GIVEN EXERCISE:
Word for word, print each line of the listing below; pictures stay out.
────
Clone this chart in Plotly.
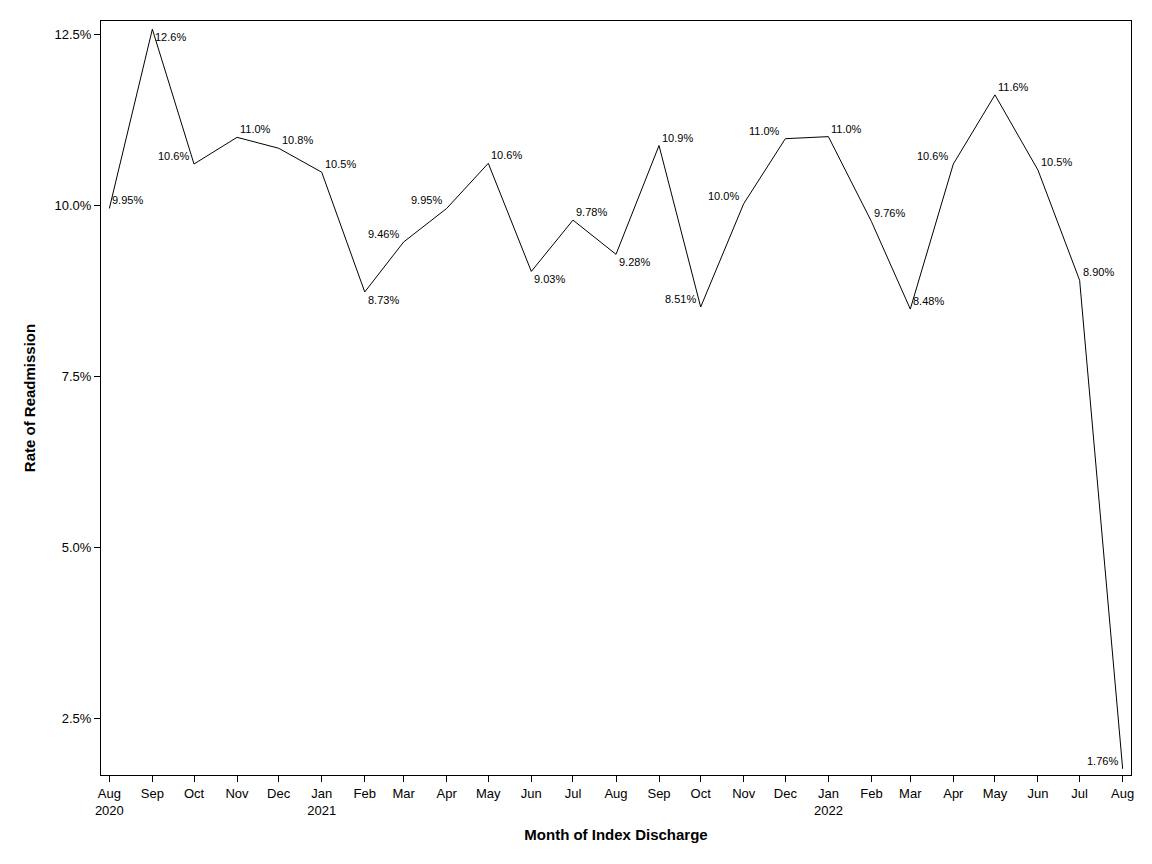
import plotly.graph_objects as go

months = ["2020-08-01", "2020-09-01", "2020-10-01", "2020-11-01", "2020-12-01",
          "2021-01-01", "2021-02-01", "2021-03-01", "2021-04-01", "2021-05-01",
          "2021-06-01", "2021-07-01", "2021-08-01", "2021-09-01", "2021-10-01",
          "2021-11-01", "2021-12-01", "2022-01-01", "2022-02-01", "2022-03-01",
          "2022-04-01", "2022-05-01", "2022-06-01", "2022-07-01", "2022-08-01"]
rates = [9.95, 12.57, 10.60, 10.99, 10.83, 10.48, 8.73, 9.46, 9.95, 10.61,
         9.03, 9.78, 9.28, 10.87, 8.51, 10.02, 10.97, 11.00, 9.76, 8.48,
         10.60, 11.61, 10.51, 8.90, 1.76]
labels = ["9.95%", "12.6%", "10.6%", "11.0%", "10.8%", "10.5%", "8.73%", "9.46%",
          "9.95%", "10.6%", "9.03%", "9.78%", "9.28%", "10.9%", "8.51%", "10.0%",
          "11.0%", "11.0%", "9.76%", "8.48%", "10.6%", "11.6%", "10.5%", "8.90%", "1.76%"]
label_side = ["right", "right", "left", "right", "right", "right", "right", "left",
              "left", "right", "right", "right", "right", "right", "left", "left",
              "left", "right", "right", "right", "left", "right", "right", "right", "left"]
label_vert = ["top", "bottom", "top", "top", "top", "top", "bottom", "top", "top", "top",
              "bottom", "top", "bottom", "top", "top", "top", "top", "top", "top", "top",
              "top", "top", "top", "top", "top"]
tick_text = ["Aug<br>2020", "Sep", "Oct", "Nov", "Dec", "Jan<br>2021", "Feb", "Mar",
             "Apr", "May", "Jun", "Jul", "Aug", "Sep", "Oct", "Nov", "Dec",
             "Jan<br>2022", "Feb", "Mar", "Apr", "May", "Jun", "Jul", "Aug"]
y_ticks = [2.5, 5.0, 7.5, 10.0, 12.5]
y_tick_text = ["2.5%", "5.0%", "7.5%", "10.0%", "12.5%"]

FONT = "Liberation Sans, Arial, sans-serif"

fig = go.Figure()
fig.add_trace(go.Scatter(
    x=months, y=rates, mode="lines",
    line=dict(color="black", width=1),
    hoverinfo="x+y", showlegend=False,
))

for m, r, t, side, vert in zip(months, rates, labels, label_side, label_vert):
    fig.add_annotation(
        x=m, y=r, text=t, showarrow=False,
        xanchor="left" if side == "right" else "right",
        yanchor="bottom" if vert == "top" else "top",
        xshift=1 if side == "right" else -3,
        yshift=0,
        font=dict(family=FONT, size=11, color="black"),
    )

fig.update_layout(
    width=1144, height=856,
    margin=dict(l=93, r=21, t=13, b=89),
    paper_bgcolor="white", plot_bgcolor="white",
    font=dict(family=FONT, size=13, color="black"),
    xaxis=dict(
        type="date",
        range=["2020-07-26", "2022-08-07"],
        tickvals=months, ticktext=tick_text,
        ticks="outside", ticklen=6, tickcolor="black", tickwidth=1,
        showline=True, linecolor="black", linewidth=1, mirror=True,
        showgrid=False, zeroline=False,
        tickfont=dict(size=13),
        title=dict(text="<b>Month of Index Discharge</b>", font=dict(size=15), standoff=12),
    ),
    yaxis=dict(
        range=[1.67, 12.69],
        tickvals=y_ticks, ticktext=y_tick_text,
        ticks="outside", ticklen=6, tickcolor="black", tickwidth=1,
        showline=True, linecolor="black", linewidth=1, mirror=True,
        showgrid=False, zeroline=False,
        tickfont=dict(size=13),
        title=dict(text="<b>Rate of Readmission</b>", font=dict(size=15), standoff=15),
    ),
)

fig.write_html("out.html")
────
OUTPUT FOR THIS EXERCISE:
Clone this chart in Plotly.
import plotly.graph_objects as go

months = ["2020-08-01", "2020-09-01", "2020-10-01", "2020-11-01", "2020-12-01",
          "2021-01-01", "2021-02-01", "2021-03-01", "2021-04-01", "2021-05-01",
          "2021-06-01", "2021-07-01", "2021-08-01", "2021-09-01", "2021-10-01",
          "2021-11-01", "2021-12-01", "2022-01-01", "2022-02-01", "2022-03-01",
          "2022-04-01", "2022-05-01", "2022-06-01", "2022-07-01", "2022-08-01"]
rates = [9.95, 12.57, 10.60, 10.99, 10.83, 10.48, 8.73, 9.46, 9.95, 10.61,
         9.03, 9.78, 9.28, 10.87, 8.51, 10.02, 10.97, 11.00, 9.76, 8.48,
         10.60, 11.61, 10.51, 8.90, 1.76]
labels = ["9.95%", "12.6%", "10.6%", "11.0%", "10.8%", "10.5%", "8.73%", "9.46%",
          "9.95%", "10.6%", "9.03%", "9.78%", "9.28%", "10.9%", "8.51%", "10.0%",
          "11.0%", "11.0%", "9.76%", "8.48%", "10.6%", "11.6%", "10.5%", "8.90%", "1.76%"]
label_side = ["right", "right", "left", "right", "right", "right", "right", "left",
              "left", "right", "right", "right", "right", "right", "left", "left",
              "left", "right", "right", "right", "left", "right", "right", "right", "left"]
label_vert = ["top", "bottom", "top", "top", "top", "top", "bottom", "top", "top", "top",
              "bottom", "top", "bottom", "top", "top", "top", "top", "top", "top", "top",
              "top", "top", "top", "top", "top"]
tick_text = ["Aug<br>2020", "Sep", "Oct", "Nov", "Dec", "Jan<br>2021", "Feb", "Mar",
             "Apr", "May", "Jun", "Jul", "Aug", "Sep", "Oct", "Nov", "Dec",
             "Jan<br>2022", "Feb", "Mar", "Apr", "May", "Jun", "Jul", "Aug"]
y_ticks = [2.5, 5.0, 7.5, 10.0, 12.5]
y_tick_text = ["2.5%", "5.0%", "7.5%", "10.0%", "12.5%"]

FONT = "Liberation Sans, Arial, sans-serif"

fig = go.Figure()
fig.add_trace(go.Scatter(
    x=months, y=rates, mode="lines",
    line=dict(color="black", width=1),
    hoverinfo="x+y", showlegend=False,
))

for m, r, t, side, vert in zip(months, rates, labels, label_side, label_vert):
    fig.add_annotation(
        x=m, y=r, text=t, showarrow=False,
        xanchor="left" if side == "right" else "right",
        yanchor="bottom" if vert == "top" else "top",
        xshift=1 if side == "right" else -3,
        yshift=0,
        font=dict(family=FONT, size=11, color="black"),
    )

fig.update_layout(
    width=1144, height=856,
    margin=dict(l=93, r=21, t=13, b=89),
    paper_bgcolor="white", plot_bgcolor="white",
    font=dict(family=FONT, size=13, color="black"),
    xaxis=dict(
        type="date",
        range=["2020-07-26", "2022-08-07"],
        tickvals=months, ticktext=tick_text,
        ticks="outside", ticklen=6, tickcolor="black", tickwidth=1,
        showline=True, linecolor="black", linewidth=1, mirror=True,
        showgrid=False, zeroline=False,
        tickfont=dict(size=13),
        title=dict(text="<b>Month of Index Discharge</b>", font=dict(size=15), standoff=12),
    ),
    yaxis=dict(
        range=[1.67, 12.69],
        tickvals=y_ticks, ticktext=y_tick_text,
        ticks="outside", ticklen=6, tickcolor="black", tickwidth=1,
        showline=True, linecolor="black", linewidth=1, mirror=True,
        showgrid=False, zeroline=False,
        tickfont=dict(size=13),
        title=dict(text="<b>Rate of Readmission</b>", font=dict(size=15), standoff=15),
    ),
)

fig.write_html("out.html")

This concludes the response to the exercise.